Aim of the task:
Transcribe the data in full and exactly, omitting any pictures.

⟨

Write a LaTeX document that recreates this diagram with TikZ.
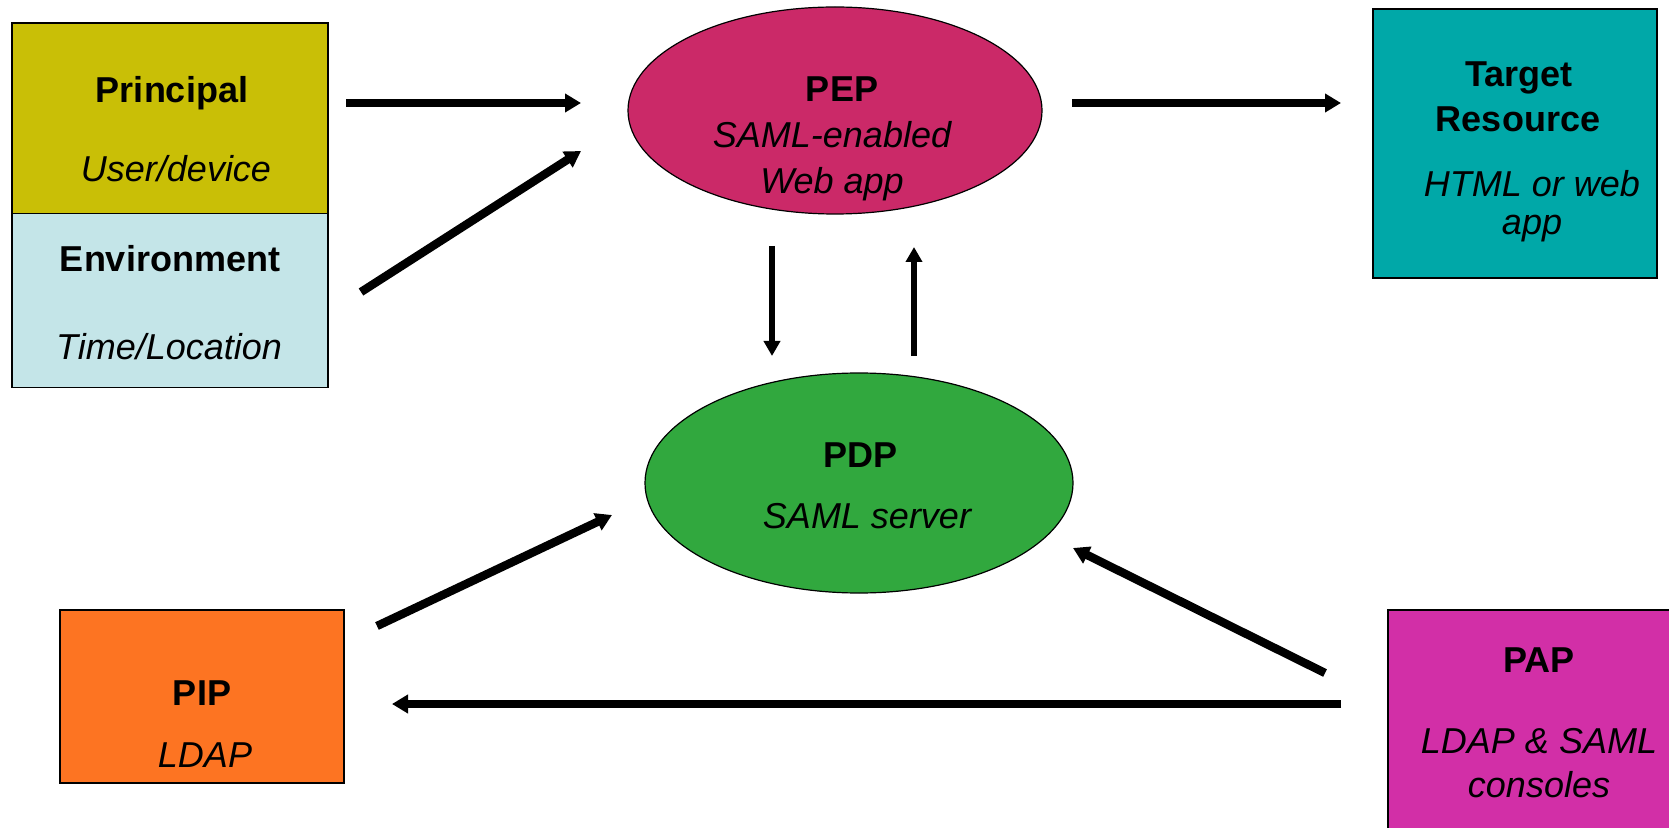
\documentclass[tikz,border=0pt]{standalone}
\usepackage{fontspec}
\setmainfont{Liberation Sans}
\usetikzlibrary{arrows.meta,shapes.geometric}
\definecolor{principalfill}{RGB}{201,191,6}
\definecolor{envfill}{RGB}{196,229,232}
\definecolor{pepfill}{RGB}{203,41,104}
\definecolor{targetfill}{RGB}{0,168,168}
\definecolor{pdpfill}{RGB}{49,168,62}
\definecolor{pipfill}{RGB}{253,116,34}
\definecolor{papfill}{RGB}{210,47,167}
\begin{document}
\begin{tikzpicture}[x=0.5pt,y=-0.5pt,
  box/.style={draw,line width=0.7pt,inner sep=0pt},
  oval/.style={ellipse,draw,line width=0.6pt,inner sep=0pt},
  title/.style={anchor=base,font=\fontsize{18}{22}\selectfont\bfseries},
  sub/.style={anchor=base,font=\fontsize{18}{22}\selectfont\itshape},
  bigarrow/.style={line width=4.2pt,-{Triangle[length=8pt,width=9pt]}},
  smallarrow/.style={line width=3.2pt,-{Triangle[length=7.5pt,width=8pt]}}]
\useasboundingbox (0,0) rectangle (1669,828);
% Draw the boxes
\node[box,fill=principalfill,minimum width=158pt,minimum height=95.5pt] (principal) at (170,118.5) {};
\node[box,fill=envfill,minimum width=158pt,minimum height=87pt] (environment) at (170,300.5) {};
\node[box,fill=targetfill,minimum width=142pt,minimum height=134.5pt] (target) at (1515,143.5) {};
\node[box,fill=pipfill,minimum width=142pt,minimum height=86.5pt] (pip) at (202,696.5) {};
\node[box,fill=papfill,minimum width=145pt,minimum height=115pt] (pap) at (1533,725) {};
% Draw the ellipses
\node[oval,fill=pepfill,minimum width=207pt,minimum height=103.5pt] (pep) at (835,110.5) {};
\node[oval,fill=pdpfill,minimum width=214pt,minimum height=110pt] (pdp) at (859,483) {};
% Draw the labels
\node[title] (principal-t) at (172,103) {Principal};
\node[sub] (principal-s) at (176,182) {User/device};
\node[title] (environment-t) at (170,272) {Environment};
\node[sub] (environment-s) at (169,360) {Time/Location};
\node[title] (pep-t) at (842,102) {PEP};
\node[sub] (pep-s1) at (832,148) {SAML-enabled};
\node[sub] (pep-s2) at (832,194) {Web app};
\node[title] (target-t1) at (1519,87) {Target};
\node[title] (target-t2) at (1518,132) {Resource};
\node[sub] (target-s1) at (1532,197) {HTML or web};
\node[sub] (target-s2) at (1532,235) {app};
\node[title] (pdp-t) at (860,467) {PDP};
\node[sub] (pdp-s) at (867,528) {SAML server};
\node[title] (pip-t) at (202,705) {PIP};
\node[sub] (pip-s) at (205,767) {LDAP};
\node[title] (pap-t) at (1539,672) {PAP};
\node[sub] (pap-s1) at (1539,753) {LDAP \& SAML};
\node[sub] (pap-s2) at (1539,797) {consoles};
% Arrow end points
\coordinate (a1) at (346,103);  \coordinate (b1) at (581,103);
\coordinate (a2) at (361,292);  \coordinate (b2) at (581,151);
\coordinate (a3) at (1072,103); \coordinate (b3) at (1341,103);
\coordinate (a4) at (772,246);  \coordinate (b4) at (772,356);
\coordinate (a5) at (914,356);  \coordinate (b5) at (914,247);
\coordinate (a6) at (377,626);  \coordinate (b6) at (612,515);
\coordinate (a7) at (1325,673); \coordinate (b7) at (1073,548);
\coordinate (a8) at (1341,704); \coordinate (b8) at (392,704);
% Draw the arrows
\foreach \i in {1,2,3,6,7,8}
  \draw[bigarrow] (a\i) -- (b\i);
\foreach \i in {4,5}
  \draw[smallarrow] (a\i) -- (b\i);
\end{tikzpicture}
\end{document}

⟩

Solution to this task:
Write a LaTeX document that recreates this diagram with TikZ.
\documentclass[tikz,border=0pt]{standalone}
\usepackage{fontspec}
\setmainfont{Liberation Sans}
\usetikzlibrary{arrows.meta,shapes.geometric}
\definecolor{principalfill}{RGB}{201,191,6}
\definecolor{envfill}{RGB}{196,229,232}
\definecolor{pepfill}{RGB}{203,41,104}
\definecolor{targetfill}{RGB}{0,168,168}
\definecolor{pdpfill}{RGB}{49,168,62}
\definecolor{pipfill}{RGB}{253,116,34}
\definecolor{papfill}{RGB}{210,47,167}
\begin{document}
\begin{tikzpicture}[x=0.5pt,y=-0.5pt,
  box/.style={draw,line width=0.7pt,inner sep=0pt},
  oval/.style={ellipse,draw,line width=0.6pt,inner sep=0pt},
  title/.style={anchor=base,font=\fontsize{18}{22}\selectfont\bfseries},
  sub/.style={anchor=base,font=\fontsize{18}{22}\selectfont\itshape},
  bigarrow/.style={line width=4.2pt,-{Triangle[length=8pt,width=9pt]}},
  smallarrow/.style={line width=3.2pt,-{Triangle[length=7.5pt,width=8pt]}}]
\useasboundingbox (0,0) rectangle (1669,828);
% Draw the boxes
\node[box,fill=principalfill,minimum width=158pt,minimum height=95.5pt] (principal) at (170,118.5) {};
\node[box,fill=envfill,minimum width=158pt,minimum height=87pt] (environment) at (170,300.5) {};
\node[box,fill=targetfill,minimum width=142pt,minimum height=134.5pt] (target) at (1515,143.5) {};
\node[box,fill=pipfill,minimum width=142pt,minimum height=86.5pt] (pip) at (202,696.5) {};
\node[box,fill=papfill,minimum width=145pt,minimum height=115pt] (pap) at (1533,725) {};
% Draw the ellipses
\node[oval,fill=pepfill,minimum width=207pt,minimum height=103.5pt] (pep) at (835,110.5) {};
\node[oval,fill=pdpfill,minimum width=214pt,minimum height=110pt] (pdp) at (859,483) {};
% Draw the labels
\node[title] (principal-t) at (172,103) {Principal};
\node[sub] (principal-s) at (176,182) {User/device};
\node[title] (environment-t) at (170,272) {Environment};
\node[sub] (environment-s) at (169,360) {Time/Location};
\node[title] (pep-t) at (842,102) {PEP};
\node[sub] (pep-s1) at (832,148) {SAML-enabled};
\node[sub] (pep-s2) at (832,194) {Web app};
\node[title] (target-t1) at (1519,87) {Target};
\node[title] (target-t2) at (1518,132) {Resource};
\node[sub] (target-s1) at (1532,197) {HTML or web};
\node[sub] (target-s2) at (1532,235) {app};
\node[title] (pdp-t) at (860,467) {PDP};
\node[sub] (pdp-s) at (867,528) {SAML server};
\node[title] (pip-t) at (202,705) {PIP};
\node[sub] (pip-s) at (205,767) {LDAP};
\node[title] (pap-t) at (1539,672) {PAP};
\node[sub] (pap-s1) at (1539,753) {LDAP \& SAML};
\node[sub] (pap-s2) at (1539,797) {consoles};
% Arrow end points
\coordinate (a1) at (346,103);  \coordinate (b1) at (581,103);
\coordinate (a2) at (361,292);  \coordinate (b2) at (581,151);
\coordinate (a3) at (1072,103); \coordinate (b3) at (1341,103);
\coordinate (a4) at (772,246);  \coordinate (b4) at (772,356);
\coordinate (a5) at (914,356);  \coordinate (b5) at (914,247);
\coordinate (a6) at (377,626);  \coordinate (b6) at (612,515);
\coordinate (a7) at (1325,673); \coordinate (b7) at (1073,548);
\coordinate (a8) at (1341,704); \coordinate (b8) at (392,704);
% Draw the arrows
\foreach \i in {1,2,3,6,7,8}
  \draw[bigarrow] (a\i) -- (b\i);
\foreach \i in {4,5}
  \draw[smallarrow] (a\i) -- (b\i);
\end{tikzpicture}
\end{document}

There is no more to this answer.